One alternative name for the Laba is Huguangren. This is because they reportedly originated in Huguang County of Hunan Province, before migrating across Guizhou and settling in their present location. During the Qing Dynasty there were still 4,500 Laba in Hunan Province. The Laba were probably a garrison of Han Chinese soldiers who were sent to Guizhou to fight the Miao. After hostilities ceased, the soldiers stayed behind, married local women, and gradually developed a separate ethnicity until they forgot their roots as Han Chinese people.
The customs and celebrations of the Laba also reflect both Miao and Han influences. For many years the main cultural connection between the Laba and Miao was the fact that they prepared and ate the same kind of food, which is significant in China.

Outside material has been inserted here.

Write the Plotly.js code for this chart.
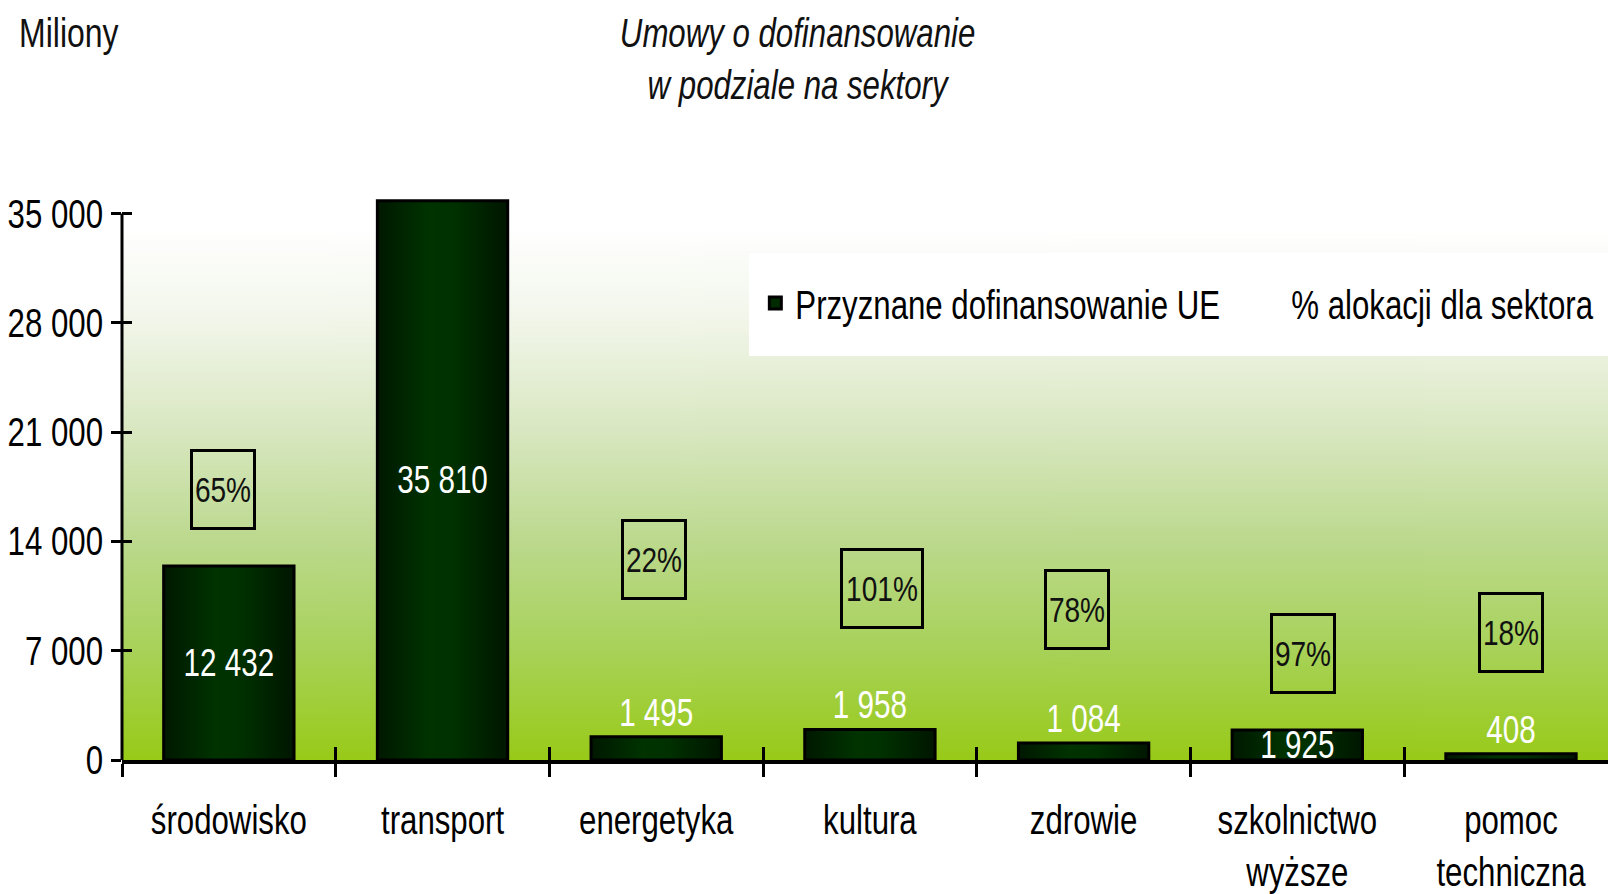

Ancestor worship and animism are the primary religious systems practiced by the Laba. In the past, they sacrificed a cow to the spirits of the Laba's ancestors every three years. The Laba believed the meat was able to nourish the souls of their forefathers in the next life.
The gospel has never taken root among this group as it has among other peoples in the area. More than two-thirds of the Gha-Mu (Small Flowery Miao), for example, are Christians. The first Protestant missionary in the area was J. R. Adam, who commenced work near Anshun in 1899. In 1998 gospel recordings were produced in the Laba language.
Without the guidance of Christ, these people are like sheep without a shepherd. They need the good shepherd in their families and communities.
Pray for the Lord to intervene in their families, calling people to his side.
Pray for loving, Holy Spirit anointed workers.
Pray for their hearts to be drawn to the Lord of lords.
Pray for a church planting movement to thrive in their communities.